If it were to fail again, the process repeats from step 3. This retry cycle continues until either the step succeeds or the maximum retries (4 by default) are exhausted. If all retries are exhausted, the Engine marks the step and workflow as failed, and stores the final error state for debugging and potential manual intervention.

This durable retry mechanism automatically handles transient errors, giving each step multiple chances to succeed without manual intervention. By preserving the workflow state, it can seamlessly continue once the error is resolved.


Conclusion

Durable Functions make it easy to manage complex, long-running processes in modern applications. With their built-in state management, error handling, and resumability, they let developers focus on the app's main functions instead of infrastructure.
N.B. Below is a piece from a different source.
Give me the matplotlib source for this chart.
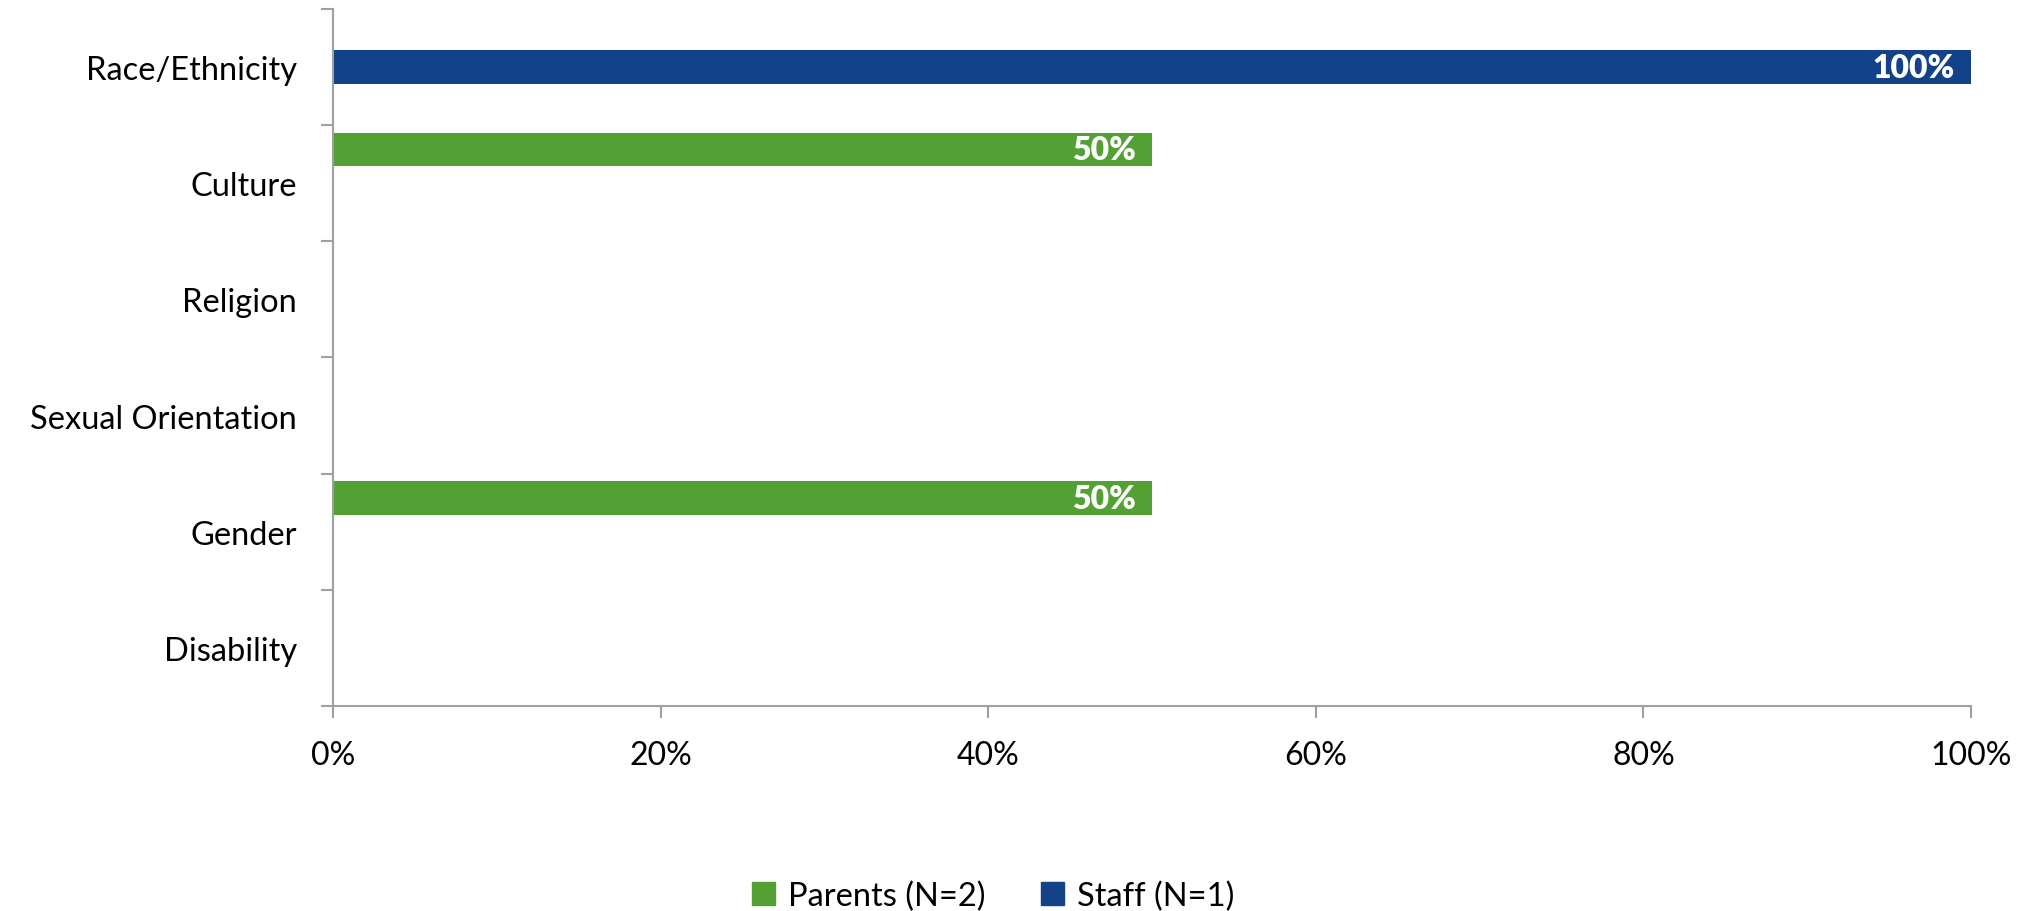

While this article focuses on JavaScript and Inngest's SDK, Durable Functions can be used in many programming languages and platforms. For JavaScript developers, especially with frameworks like Next.js, Durable Functions provide a great method to enhance your app's capabilities as they integrate seamlessly with external services, AI workflows, and other advanced features that demand resilience and long-term execution.

As systems get more complex, using Durable Functions will make your apps more reliable, scalable, and easier to maintain, leading to better software solutions.